Jean-Michel Poggi is the supervisor of the PhD Thesis of Robin Genuer since September 2007 dedicated to Random Forests and related algorithms for variable selection in regression or classification. Random Forest, due to Leo Breiman in 2001, proceeds by aggregation decision trees according to two random perturbations. The first one perturbs the learning sample according to the bootstrap principle and the second one acts on the covariate space by choosing randomly a small number of explanatory variables to split a tree node. Surprisingly, this algorithm is extremely powerful for regression and classification problems, not only for prediction but also for variable selection purposes.
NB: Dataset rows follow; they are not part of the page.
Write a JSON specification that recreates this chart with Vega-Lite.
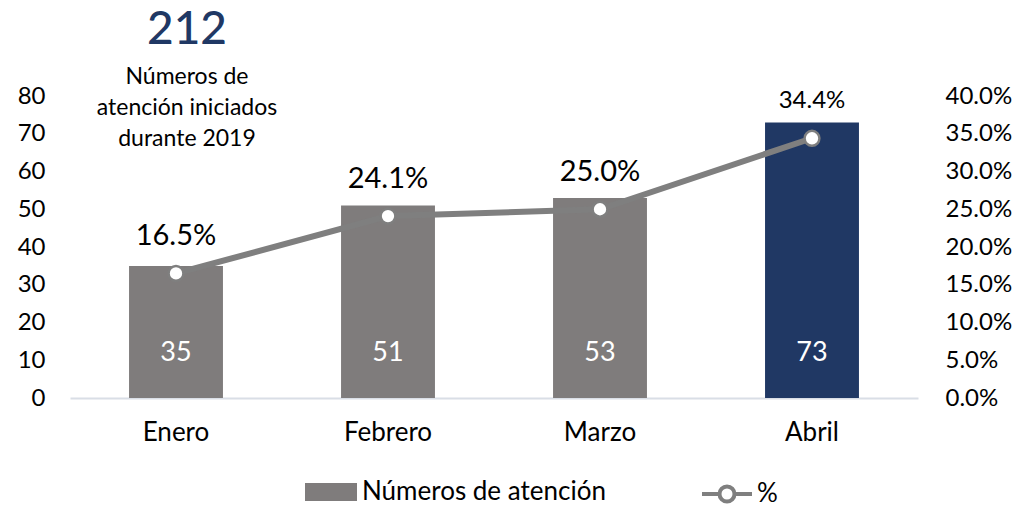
{
  "$schema": "https://vega.github.io/schema/vega-lite/v6.json",
  "autosize": "none",
  "width": 848,
  "height": 302,
  "padding": {"left": 70, "top": 96, "right": 106, "bottom": 111},
  "config": {
    "font": "Lato",
    "view": {"stroke": null},
    "axis": {"grid": false, "ticks": false, "labelColor": "#000000", "labelFontSize": 24, "labelFont": "Lato", "labelOverlap": false},
    "title": {"font": "Lato", "subtitleFont": "Lato"}
  },
  "title": {
    "text": "212",
    "subtitle": ["Números de", "atención iniciados", "durante 2019"],
    "anchor": "start",
    "frame": "group",
    "align": "center",
    "dx": 117,
    "offset": -68,
    "fontSize": 46,
    "fontWeight": 500,
    "color": "#203864",
    "subtitleFontSize": 23,
    "subtitleColor": "#000000",
    "subtitleLineHeight": 31,
    "subtitlePadding": 12
  },
  "data": {
    "values": [
      {"mes": "Enero", "num": 35, "pct": 0.165},
      {"mes": "Febrero", "num": 51, "pct": 0.241},
      {"mes": "Marzo", "num": 53, "pct": 0.25},
      {"mes": "Abril", "num": 73, "pct": 0.344}
    ]
  },
  "encoding": {
    "x": {
      "field": "mes",
      "type": "nominal",
      "sort": null,
      "scale": {"paddingInner": 0, "paddingOuter": 0},
      "axis": {"title": null, "labelAngle": 0, "labelPadding": 21, "domain": true, "domainColor": "#d9dee6", "domainWidth": 2, "labelFontSize": 26}
    }
  },
  "layer": [
    {
      "layer": [
        {
          "mark": {"type": "bar", "width": {"band": 0.443}},
          "encoding": {
            "y": {
              "field": "num",
              "type": "quantitative",
              "scale": {"domain": [0, 80], "nice": false},
              "axis": {"title": null, "orient": "left", "values": [0, 10, 20, 30, 40, 50, 60, 70, 80], "tickCount": 9, "domain": false, "labelPadding": 25, "labelOverlap": false}
            },
            "fill": {
              "datum": "Números de atención",
              "scale": {"domain": ["Números de atención"], "range": ["#7f7c7c"]},
              "condition": {"test": "datum.mes === 'Abril'", "value": "#203864"},
              "legend": {
                "title": null,
                "orient": "none",
                "legendX": 235,
                "legendY": 370,
                "padding": 0,
                "symbolType": "M-1,-0.346L1,-0.346L1,0.346L-1,0.346Z",
                "symbolSize": 2704,
                "symbolStrokeWidth": 0,
                "labelFontSize": 26,
                "labelLimit": 0,
                "labelColor": "#000000",
                "labelOffset": 5
              }
            }
          }
        },
        {
          "mark": {"type": "text", "color": "#ffffff", "fontSize": 27, "baseline": "middle"},
          "encoding": {
            "y": {"datum": 12, "type": "quantitative",
              "axis": {"title": null, "orient": "left", "values": [0, 10, 20, 30, 40, 50, 60, 70, 80], "tickCount": 9, "domain": false, "labelPadding": 25, "labelOverlap": false}},
            "text": {"field": "num", "type": "quantitative"}
          }
        }
      ]
    },
    {
      "layer": [
        {
          "mark": {"type": "line", "strokeWidth": 6},
          "encoding": {
            "y": {
              "field": "pct",
              "type": "quantitative",
              "scale": {"domain": [0, 0.4], "nice": false},
              "axis": {"title": null, "orient": "right", "format": ".1%", "values": [0, 0.05, 0.1, 0.15, 0.2, 0.25, 0.3, 0.35, 0.4], "tickCount": 9, "domain": false, "labelPadding": 27, "labelOverlap": false}
            },
            "stroke": {
              "datum": "%",
              "scale": {"domain": ["%"], "range": ["#7f7f7f"]},
              "legend": {
                "title": null,
                "orient": "none",
                "legendX": 630,
                "legendY": 371,
                "padding": 0,
                "symbolType": "M-1,0L-0.3,0M0.3,0L1,0M-0.3,0A0.3,0.3 0 1,1 0.3,0A0.3,0.3 0 1,1 -0.3,0Z",
                "symbolSize": 2500,
                "symbolStrokeWidth": 4,
                "symbolFillColor": "#ffffff",
                "labelFontSize": 26,
                "labelLimit": 0,
                "labelColor": "#000000",
                "labelOffset": 3
              }
            }
          }
        },
        {
          "mark": {"type": "point", "filled": true, "fill": "#ffffff", "stroke": "#7f7f7f", "strokeWidth": 2.5, "size": 220, "opacity": 1},
          "encoding": {
            "y": {"field": "pct", "type": "quantitative",
              "axis": {"title": null, "orient": "right", "format": ".1%", "values": [0, 0.05, 0.1, 0.15, 0.2, 0.25, 0.3, 0.35, 0.4], "tickCount": 9, "domain": false, "labelPadding": 27, "labelOverlap": false}}
          }
        },
        {
          "mark": {"type": "text", "color": "#000000", "dy": -37, "baseline": "middle"},
          "encoding": {
            "y": {"field": "pct", "type": "quantitative",
              "axis": {"title": null, "orient": "right", "format": ".1%", "values": [0, 0.05, 0.1, 0.15, 0.2, 0.25, 0.3, 0.35, 0.4], "tickCount": 9, "domain": false, "labelPadding": 27, "labelOverlap": false}},
            "text": {"field": "pct", "type": "quantitative", "format": ".1%"},
            "size": {"condition": {"test": "datum.mes === 'Abril'", "value": 24}, "value": 29}
          }
        }
      ]
    }
  ],
  "resolve": {"scale": {"y": "independent"}}
}
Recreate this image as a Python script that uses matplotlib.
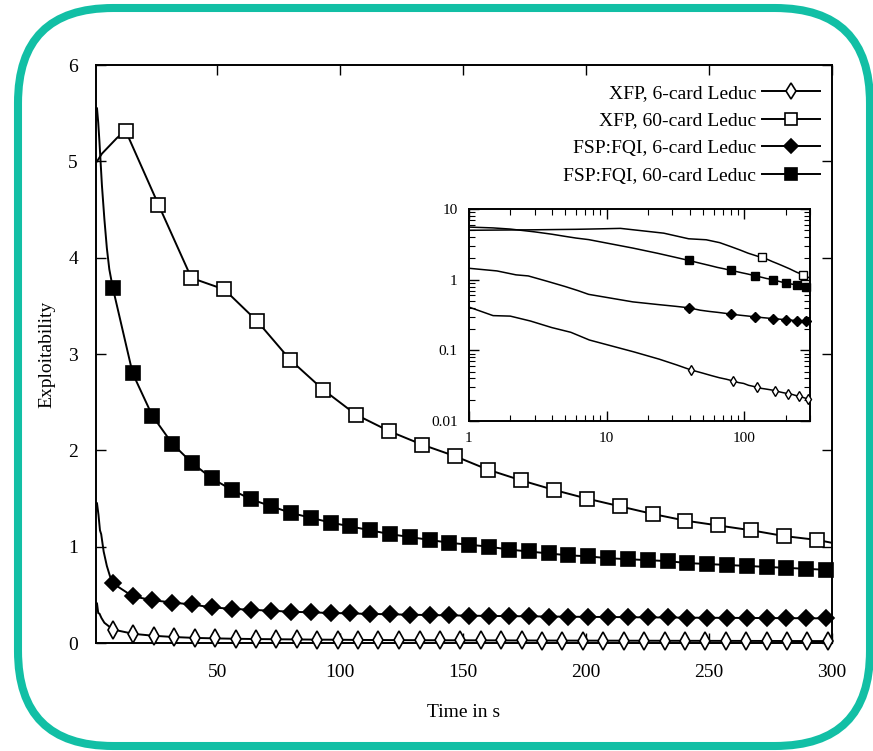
import matplotlib
matplotlib.use("Agg")
import matplotlib.pyplot as plt
from matplotlib.lines import Line2D
from matplotlib.patches import FancyBboxPatch
from matplotlib.ticker import LogLocator, NullFormatter, FixedLocator

plt.rcParams['font.family'] = ['Liberation Serif', 'DejaVu Serif']

# --- data ---
# XFP, 60-card Leduc (open squares)
xfp60_t = [12.6, 26.0, 39.4, 52.8, 66.2, 79.6, 93.0, 106.4, 119.8, 133.2, 146.6,
           160.0, 173.4, 186.8, 200.2, 213.6, 227.0, 240.4, 253.8, 267.2, 280.6, 294.0]
xfp60_v = [5.32, 4.55, 3.79, 3.67, 3.34, 2.94, 2.63, 2.37, 2.20, 2.06, 1.94,
           1.80, 1.69, 1.59, 1.50, 1.42, 1.34, 1.27, 1.22, 1.17, 1.11, 1.07]
xfp60_t0 = [1, 3, 6, 9]
xfp60_v0 = [5.0, 5.08, 5.16, 5.24]

# FSP:FQI, 60-card Leduc (filled squares)
fsp_t = [7.4, 15.5, 23.5, 31.6, 39.6, 47.7, 55.8, 63.8, 71.9, 79.9, 88.0, 96.1,
         104.1, 112.2, 120.2, 128.3, 136.4, 144.4, 152.5, 160.5, 168.6, 176.7,
         184.7, 192.8, 200.8, 208.9, 217.0, 225.0, 233.1, 241.1, 249.2, 257.3,
         265.3, 273.4, 281.4, 289.5, 297.6]
fsp60_v = [3.69, 2.80, 2.36, 2.07, 1.87, 1.71, 1.59, 1.49, 1.42, 1.35, 1.30, 1.25,
           1.21, 1.17, 1.13, 1.10, 1.07, 1.04, 1.02, 1.00, 0.97, 0.95, 0.93, 0.91,
           0.90, 0.88, 0.87, 0.86, 0.85, 0.83, 0.82, 0.81, 0.80, 0.79, 0.78, 0.77, 0.76]
fsp60_t0 = [1, 1.5, 2, 3, 4, 5, 6]
fsp60_v0 = [5.55, 5.4, 5.2, 4.75, 4.4, 4.1, 3.88]

# FSP:FQI, 6-card Leduc (filled diamonds)
fsp6_v = [0.62, 0.485, 0.445, 0.42, 0.40, 0.37, 0.355, 0.345, 0.335, 0.325, 0.318,
          0.312, 0.307, 0.302, 0.298, 0.294, 0.29, 0.287, 0.284, 0.281, 0.279, 0.277,
          0.275, 0.273, 0.271, 0.27, 0.268, 0.266, 0.265, 0.263, 0.262, 0.261, 0.26,
          0.259, 0.258, 0.257, 0.256]
fsp6_t0 = [1, 1.6, 2.2, 2.7, 3.7, 5, 6.2]
fsp6_v0 = [1.45, 1.33, 1.17, 1.13, 0.95, 0.8, 0.7]

# XFP, 6-card Leduc (open diamonds)
xfp6_t = [7.5, 15.8, 24.1, 32.4, 40.7, 49.1, 57.4, 65.7, 74.0, 82.3, 90.6, 98.9,
          107.2, 115.5, 123.8, 132.2, 140.5, 148.8, 157.1, 165.4, 173.7, 182.0,
          190.3, 198.6, 206.9, 215.3, 223.6, 231.9, 240.2, 248.5, 256.8, 265.1,
          273.4, 281.7, 290.0, 298.4]
xfp6_v = [0.14, 0.095, 0.075, 0.062, 0.053, 0.048, 0.044, 0.041, 0.039, 0.037,
          0.035, 0.034, 0.032, 0.031, 0.030, 0.029, 0.0285, 0.028, 0.0275, 0.027,
          0.0263, 0.0257, 0.0252, 0.0248, 0.0245, 0.0241, 0.0237, 0.0232, 0.0228,
          0.0224, 0.022, 0.0216, 0.0212, 0.0208, 0.0204, 0.0200]
xfp6_t0 = [1, 1.5, 2, 2.8, 4, 5.5]
xfp6_v0 = [0.41, 0.31, 0.305, 0.26, 0.21, 0.18]

# line end at the right edge
t_end = 300
end_v = {'xfp6': 0.02, 'xfp60': 1.04, 'fsp6': 0.256, 'fsp60': 0.76}

# label, early t, early v, marker t, marker v, end v, marker, face, size, inset marker slice
series = [
    ('XFP, 6-card Leduc', xfp6_t0, xfp6_v0, xfp6_t, xfp6_v, end_v['xfp6'], 'd', 'white', 9, slice(4, None, 5)),
    ('XFP, 60-card Leduc', xfp60_t0, xfp60_v0, xfp60_t, xfp60_v, end_v['xfp60'], 's', 'white', 9.5, slice(9, None, 10)),
    ('FSP:FQI, 6-card Leduc', fsp6_t0, fsp6_v0, fsp_t, fsp6_v, end_v['fsp6'], 'D', 'black', 8, slice(4, None, 5)),
    ('FSP:FQI, 60-card Leduc', fsp60_t0, fsp60_v0, fsp_t, fsp60_v, end_v['fsp60'], 's', 'black', 10, slice(4, None, 5)),
]

fig = plt.figure(figsize=(8.73, 7.51), dpi=100)

# rounded teal frame, in pixel units
bg = fig.add_axes([0, 0, 1, 1], zorder=-5)
bg.set_xlim(0, 873)
bg.set_ylim(751, 0)
bg.axis('off')
bg.add_patch(FancyBboxPatch((18, 8), 852, 738, boxstyle="round,pad=0,rounding_size=95",
                            fill=False, edgecolor='#12bfa5', linewidth=5.8))

ax = fig.add_axes([0.110, 0.1438, 0.843, 0.7696])
ax.set_facecolor('none')
handles = []
for label, t0, v0, tm, vm, ve, mk, fc, ms, _ in series:
    tt = t0 + tm + [t_end]
    vv = v0 + vm + [ve]
    ax.plot(tt, vv, color='black', lw=1.4, zorder=3)
    ax.plot(tm, vm, ls='none', marker=mk, ms=ms, mfc=fc, mec='black', mew=1.2,
            zorder=4, clip_on=False)
    handles.append(Line2D([], [], color='black', lw=1.4, marker=mk, ms=ms * 0.85,
                          mfc=fc, mec='black', mew=1.2))

ax.set_xlim(0.6, 300)
ax.set_ylim(0, 6)
ax.set_xticks([50, 100, 150, 200, 250, 300])
ax.set_yticks([0, 1, 2, 3, 4, 5, 6])
ax.tick_params(direction='in', length=7, width=1, top=True, right=True,
               labelsize=14)
ax.tick_params(axis='x', pad=15)
ax.tick_params(axis='y', pad=13)
for s in ax.spines.values():
    s.set_linewidth(1.4)
ax.set_xlabel('Time in s', fontsize=14, labelpad=17)
ax.set_ylabel('Exploitability', fontsize=14, labelpad=9)

leg = ax.legend(handles, [s[0] for s in series], loc='upper right', frameon=False,
                markerfirst=False, fontsize=14, handlelength=3.0, handletextpad=0.3,
                labelspacing=0.52, bbox_to_anchor=(1.0, 0.987), borderaxespad=0.2)

# inset, log-log
ins = fig.add_axes([0.537, 0.4394, 0.391, 0.2823])
for label, t0, v0, tm, vm, ve, mk, fc, ms, sl in series:
    tt = t0 + tm + [t_end]
    vv = v0 + vm + [ve]
    ins.plot(tt, vv, color='black', lw=1.1, zorder=3)
    ins.plot(tm[sl], vm[sl], ls='none', marker=mk, ms=ms * 0.6, mfc=fc, mec='black',
             mew=1.0, zorder=4, clip_on=False)
ins.set_xscale('log')
ins.set_yscale('log')
ins.set_xlim(1, 300)
ins.set_ylim(0.01, 10)
ins.xaxis.set_major_locator(FixedLocator([1, 10, 100]))
ins.set_xticklabels(['1', '10', '100'])
ins.yaxis.set_major_locator(FixedLocator([0.01, 0.1, 1, 10]))
ins.set_yticklabels(['0.01', '0.1', '1', '10'])
ins.xaxis.set_minor_locator(LogLocator(subs=range(2, 10)))
ins.yaxis.set_minor_locator(LogLocator(subs=range(2, 10)))
ins.xaxis.set_minor_formatter(NullFormatter())
ins.yaxis.set_minor_formatter(NullFormatter())
ins.tick_params(which='major', direction='in', length=7, width=1, top=True,
                right=True, labelsize=11, pad=8)
ins.tick_params(which='minor', direction='in', length=4, width=0.8, top=True, right=True)
for s in ins.spines.values():
    s.set_linewidth(1.4)

fig.savefig('out.png', dpi=100)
The PhD thesis is articulated following three directions:
-
The preliminary theoretical direction concerns mathematical understanding of the reasons of this amazing behaviour.
-
The second methodological direction aims at improving the knowledge about how to tune the parameters. It includes computer intensive simulations and comparisons based on well-known real data sets.
-
The last one is of applied nature and takes place on the joint working group between select and Neurospin (INRIA, CEA) dedicated to statistical methods for fMRI new data in order to improve knowledge about brain activities. It aims to develop ad-hoc variable selection strategies.
In [41] , Robin Genuer and Vincent Michel present a new approach for the prediction of a behavioral variable from Functional Magnetic Resonance Imaging (fMRI) data. The difficulty comes from the huge number of image voxels that may provide relevant information with respect to the limited number of available images. Based on Random Forests, the approach provides an accurate auto-calibrated framework for selecting a reduced set of jointly informative regions.